All of which raises the question: How much overlap is there between commercial and political marketing? How much different is selling a diet coke from selling a Clinton?
“I actually see many synergies between the two roles,” says Aparna Labroo, a professor of marketing at the Kellogg School. “Success in either one requires psychological insight into people’s underlying motivations and needs. The goal is to influence key constituencies by addressing their motivations.”
For Coke, as for any candidate running in 2016, young Americans certainly represent a key constituency—and this, Labroo assumes, has not been lost on D.C. strategists. Someone like Clark, who studies young adult consumer behavior, is sure to have valuable insight into how best to engage such voters. “Marketing provides an edge in that respect,” Labroo says.
Alice Tybout, also a professor of marketing at the Kellogg School, says she is not surprised that Clinton would hire someone with Clark’s experience. “Coca-Cola has long been at the forefront of marketing, so it’s an excellent training ground for those who move on to other organizations.”

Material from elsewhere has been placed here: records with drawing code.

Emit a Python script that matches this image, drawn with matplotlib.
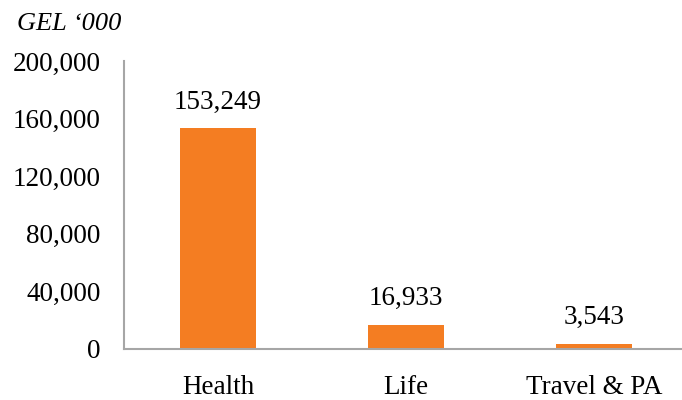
import matplotlib
matplotlib.use("Agg")
import matplotlib.pyplot as plt

categories = ["Health", "Life", "Travel & PA"]
values = [153249, 16933, 3543]
yticks = [0, 40000, 80000, 120000, 160000, 200000]

plt.rcParams['font.family'] = ['Liberation Serif', 'DejaVu Serif']

fig = plt.figure(figsize=(6.82, 4.0), dpi=100)
ax = fig.add_axes([0.1818, 0.1275, 0.827, 0.72])
x = range(len(categories))
ax.bar(x, values, width=0.4, color="#F47D22", zorder=2)
ax.set_xlim(-0.5, 2.5)
ax.set_ylim(0, 200000)
ax.set_yticks(yticks)
ax.set_yticklabels([f"{v:,}" for v in yticks])
ax.set_xticks(list(x))
ax.set_xticklabels(categories)
ax.tick_params(axis='both', length=0, labelsize=19.5, colors="#000000")
ax.tick_params(axis='y', pad=17)
ax.tick_params(axis='x', pad=19)
for s in ["top", "right"]:
    ax.spines[s].set_visible(False)
for s in ["left", "bottom"]:
    ax.spines[s].set_color("#A6A6A6")
    ax.spines[s].set_linewidth(1.5)
for xi, v in zip(x, values):
    ax.annotate(f"{v:,}", (xi, v), xytext=(0, 10), textcoords="offset points",
                ha="center", va="bottom", fontsize=19.5)
fig.text(0.025, 0.94, "GEL \u2018000", fontsize=19, style="italic", ha="left", va="center")
fig.savefig("out.png", dpi=100)
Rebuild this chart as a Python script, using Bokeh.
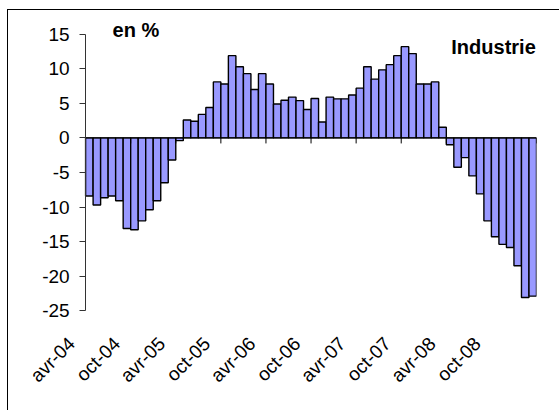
import math
from bokeh.plotting import figure
from bokeh.models import Range1d, FixedTicker, Label, ColumnDataSource
from bokeh.embed import file_html
from bokeh.resources import INLINE

# --- data ---
tick_labels = ["avr-04", "oct-04", "avr-05", "oct-05", "avr-06",
               "oct-06", "avr-07", "oct-07", "avr-08", "oct-08"]
label_step = 6
values = [
    -8.4, -9.7, -8.65, -8.4, -9.1, -13.1, -13.3, -12.0, -10.4, -9.1,
    -6.5, -3.2, -0.4, 2.6, 2.4, 3.4, 4.4, 8.1, 7.8, 11.9,
    10.3, 9.3, 7.0, 9.3, 7.8, 4.9, 5.45, 5.9, 5.4, 4.1,
    5.7, 2.3, 5.9, 5.65, 5.65, 6.2, 7.2, 10.3, 8.5, 9.85,
    10.6, 11.9, 13.2, 12.2, 7.8, 7.8, 8.1, 1.55, -1.0, -4.25,
    -2.85, -5.5, -8.1, -12.0, -14.3, -15.4, -15.85, -18.5, -23.1, -22.9,
]
y_ticks = [-25, -20, -15, -10, -5, 0, 5, 10, 15]

FONT = "Liberation Sans"
n = len(values)
src = ColumnDataSource(dict(x=[i + 0.5 for i in range(n)], top=values))

# frame: ~7.52 px per category, ~6.9 px per unit; extra room left of the
# y axis for its labels and the first rotated label, above 15 for "en %",
# and below -25 so that its label is not clipped
x_pad = 6
p = figure(frame_width=496, frame_height=311,
           min_border_left=40, min_border_top=13,
           min_border_right=23, min_border_bottom=86,
           x_range=Range1d(-x_pad, n), y_range=Range1d(-27, 18),
           output_backend="svg", toolbar_location=None)
p.outline_line_color = None
p.xgrid.visible = False
p.ygrid.visible = False
p.background_fill_color = "white"
p.border_fill_color = None
p.styles = {
    "background": ("linear-gradient(#000,#000) 7px 9px / 1px 100% no-repeat, "
                   "linear-gradient(#000,#000) 7px 9px / 100% 1px no-repeat, white"),
}

p.vbar(x="x", top="top", bottom=0, width=1, source=src,
       fill_color="#9999FF", line_color="black", line_width=1.4)

# zero axis line and tick marks between categories
p.segment(x0=[0], y0=[0], x1=[n], y1=[0], line_color="black", line_width=1)
bounds = list(range(label_step, n + 1, label_step))
p.segment(x0=bounds, y0=[0] * len(bounds), x1=bounds, y1=[-0.8] * len(bounds),
          line_color="black", line_width=1)

# y axis, drawn at the first category edge
ya = p.yaxis[0]
ya.fixed_location = 0
ya.ticker = FixedTicker(ticks=y_ticks)
ya.bounds = (y_ticks[0], y_ticks[-1])
ya.major_label_overrides = {t: str(t) for t in y_ticks}
ya.axis_line_color = "#333333"
ya.major_tick_line_color = "#333333"
ya.major_tick_out = 6
ya.major_tick_in = 0
ya.minor_tick_line_color = None
ya.major_label_standoff = 10
ya.major_label_text_font = FONT
ya.major_label_text_font_size = "19px"
ya.major_label_text_color = "black"

# x axis (labels only); Excel anchors rotated labels left of the category centre
label_shift = 2.35
xa = p.xaxis[0]
pos = [i * label_step + 0.5 - label_shift for i in range(len(tick_labels))]
xa.ticker = FixedTicker(ticks=pos)
xa.major_label_overrides = {pp: lab for pp, lab in zip(pos, tick_labels)}
xa.major_label_orientation = math.pi / 4
xa.axis_line_color = None
xa.major_tick_line_color = None
xa.minor_tick_line_color = None
xa.major_label_standoff = 10
xa.major_label_text_font = FONT
xa.major_label_text_font_size = "19px"
xa.major_label_text_color = "black"

p.add_layout(Label(x=6.7, y=15.6, text="en %", text_align="center",
                   text_baseline="alphabetic", text_font=FONT,
                   text_font_size="20px", text_font_style="bold", text_color="black"))
p.add_layout(Label(x=59.9, y=13.1, text="Industrie", text_align="right",
                   text_baseline="alphabetic", text_font=FONT,
                   text_font_size="20px", text_font_style="bold", text_color="black"))

open("out.html", "w").write(file_html(p, INLINE))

This is especially true, she says, in the realm of social media—Clark’s area of expertise. The last time Clinton ran for office, her online following lagged behind; this time, she would no doubt hope for a more complete digital strategy. Tybout sees a number of skills that Clark could bring to the table: quick response time, youth appeal, and confidence using analytics. One advantage of social media—for companies as well as candidates—is the ability to conduct experiments that will test new messages, she says.
For Tybout, a social media strategy is all about getting a message out that people want to share. “It has to be relevant—and it has to be something you’d want to pass along.” Also, she says, it has to connect to a larger strategic vision—a stream of unrelated tweets will not win anyone’s loyalty. “To keep people engaged on social media, you need to have something to talk about.” That is as true for companies as it is for politicians.

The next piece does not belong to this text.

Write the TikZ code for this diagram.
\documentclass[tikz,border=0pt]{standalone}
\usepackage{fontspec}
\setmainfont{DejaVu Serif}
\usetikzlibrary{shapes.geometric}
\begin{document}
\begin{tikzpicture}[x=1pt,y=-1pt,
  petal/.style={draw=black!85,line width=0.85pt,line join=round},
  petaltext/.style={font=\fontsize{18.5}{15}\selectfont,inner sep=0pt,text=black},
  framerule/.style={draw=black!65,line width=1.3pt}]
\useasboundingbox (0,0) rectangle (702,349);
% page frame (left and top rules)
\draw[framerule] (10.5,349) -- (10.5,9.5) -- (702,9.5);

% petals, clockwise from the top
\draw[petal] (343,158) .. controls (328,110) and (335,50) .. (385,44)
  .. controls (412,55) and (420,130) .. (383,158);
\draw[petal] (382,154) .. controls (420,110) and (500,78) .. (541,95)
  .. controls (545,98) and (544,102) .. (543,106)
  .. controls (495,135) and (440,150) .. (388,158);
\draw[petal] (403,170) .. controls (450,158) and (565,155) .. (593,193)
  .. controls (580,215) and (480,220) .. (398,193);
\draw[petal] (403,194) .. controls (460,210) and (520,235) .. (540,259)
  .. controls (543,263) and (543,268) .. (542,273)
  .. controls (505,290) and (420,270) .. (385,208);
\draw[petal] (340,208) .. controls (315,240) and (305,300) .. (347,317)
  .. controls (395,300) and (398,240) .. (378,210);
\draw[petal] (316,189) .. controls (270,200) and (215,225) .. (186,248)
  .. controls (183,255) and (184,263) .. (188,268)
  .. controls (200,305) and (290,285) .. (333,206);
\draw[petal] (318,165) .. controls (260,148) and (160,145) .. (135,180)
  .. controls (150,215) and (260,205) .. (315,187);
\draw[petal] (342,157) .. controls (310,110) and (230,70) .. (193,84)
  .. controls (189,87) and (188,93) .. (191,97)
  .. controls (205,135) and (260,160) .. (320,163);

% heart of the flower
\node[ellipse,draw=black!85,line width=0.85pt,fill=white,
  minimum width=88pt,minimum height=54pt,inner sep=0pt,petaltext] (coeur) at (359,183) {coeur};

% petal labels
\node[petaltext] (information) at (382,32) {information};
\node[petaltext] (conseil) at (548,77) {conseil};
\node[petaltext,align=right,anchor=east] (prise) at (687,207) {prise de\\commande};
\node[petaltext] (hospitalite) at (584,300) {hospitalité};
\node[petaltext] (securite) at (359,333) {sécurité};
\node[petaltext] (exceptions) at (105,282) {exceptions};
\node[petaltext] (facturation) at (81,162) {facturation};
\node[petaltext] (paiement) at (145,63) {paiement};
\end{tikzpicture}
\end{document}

Still, marketing products is not the same as marketing people. First of all, a voter only commits to a candidate once every election cycle, and people might act differently as citizens than as customers. There is also the fact of negative ads, a common feature of politics but a rarity in the business world.

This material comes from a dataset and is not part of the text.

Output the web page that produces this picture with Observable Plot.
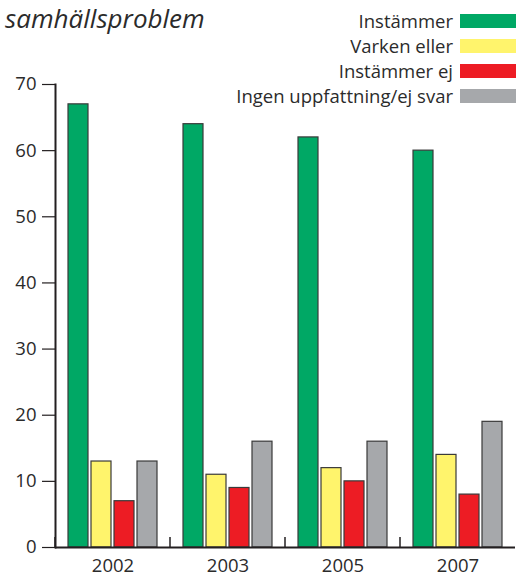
<!DOCTYPE html>
<html>
<head>
<meta charset="utf-8">
<script src="https://cdn.jsdelivr.net/npm/d3@7"></script>
<script src="https://cdn.jsdelivr.net/npm/@observablehq/plot@0.6"></script>
<style>
  body { margin: 0; background: #fff; }
  #wrap { position: relative; width: 516px; height: 576px; overflow: hidden; font-family: "Open Sans", sans-serif; color: #2b2b2b; }
  #title { position: absolute; left: 5px; top: 5px; font-size: 26px; line-height: 26px; font-style: italic; white-space: nowrap; }
  #legend { position: absolute; right: 0; top: 8px; }
  .row { display: flex; align-items: center; justify-content: flex-end; height: 25px; font-size: 18.5px; }
  .sw { width: 56px; height: 14px; margin-left: 7px; }
  #chart { position: absolute; left: 0; top: 0; }
</style>
</head>
<body>
<div id="wrap">
  <div id="chart"></div>
  <div id="title">samhällsproblem</div>
  <div id="legend"></div>
</div>
<script>
const years = ["2002", "2003", "2005", "2007"];
const categories = ["Instämmer", "Varken eller", "Instämmer ej", "Ingen uppfattning/ej svar"];
const colors = ["#00a865", "#fff46c", "#ed1c24", "#a6a8ab"];
const instammer = [67, 64, 62, 60];
const varkenEller = [13, 11, 12, 14];
const instammerEj = [7, 9, 10, 8];
const ingenUppfattning = [13, 16, 16, 19];
const yTicks = [0, 10, 20, 30, 40, 50, 60, 70];

const series = [instammer, varkenEller, instammerEj, ingenUppfattning];
const data = [];
years.forEach((yr, i) => categories.forEach((c, j) => data.push({year: yr, cat: c, value: series[j][i]})));

const ink = "#231f20";
const chart = Plot.plot({
  width: 516,
  height: 576,
  marginLeft: 53,
  marginRight: 0,
  marginTop: 84,
  marginBottom: 29,
  style: {fontFamily: "Open Sans, sans-serif", fontSize: "18.5px", color: "#2b2b2b", background: "transparent"},
  fx: {domain: years, paddingInner: 0, paddingOuter: 0, label: null},
  x: {domain: categories, paddingInner: 0.11, paddingOuter: 0.545, axis: null},
  y: {domain: [0, 70], ticks: yTicks, label: null},
  color: {domain: categories, range: colors},
  marks: [
    Plot.barY(data, {fx: "year", x: "cat", y: "value", fill: "cat", stroke: "#3a3a3a", strokeWidth: 1.2}),
    Plot.ruleY([0], {stroke: ink, strokeWidth: 2}),
    Plot.frame({anchor: "left", facetAnchor: "left", stroke: ink, strokeWidth: 2}),
    Plot.axisY({ticks: yTicks, tickSize: 13, tickPadding: 6, stroke: ink, strokeWidth: 1.2, label: null}),
    Plot.axisFx({anchor: "bottom", tickSize: 0, tickPadding: 11, label: null}),
    Plot.axisFx({anchor: "bottom", tickSize: -10, dx: -58, text: null, stroke: ink, strokeWidth: 1.5, label: null})
  ]
});
document.getElementById("chart").appendChild(chart);

const legend = document.getElementById("legend");
categories.forEach((c, j) => {
  const row = document.createElement("div");
  row.className = "row";
  const t = document.createElement("span");
  t.textContent = c;
  const s = document.createElement("span");
  s.className = "sw";
  s.style.background = colors[j];
  row.appendChild(t);
  row.appendChild(s);
  legend.appendChild(row);
});
</script>
</body>
</html>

“Brands don’t have the same vulnerabilities that people do,” Tybout says. “Pepsi won’t badmouth Coke in the way that one politician might badmouth another. That probably makes it more challenging from a marketing point of view.”
That is not to say, however, that brands have no emotive force. In fact, as Tybout points out, corporate marketing has now widely adopted the concept of “brand purpose,” which involves a deeper engagement with consumers and their higher ideals. “It’s no longer an outlier,” Tybout says. For the next generation of marketing leaders, “it’s less about selling products and more about addressing larger goals.”
Wendy Clark is among those who have embraced this new definition of marketing. Her link to Hillary Clinton is a former colleague, Roy Spence, a vocal spokesman for what he refers to as “purpose-based branding.” (He is also founder and chairman of The Purpose Institute). While it’s clear that marketing executives have started to take the idea more seriously, whether it translates into votes is too early to tell.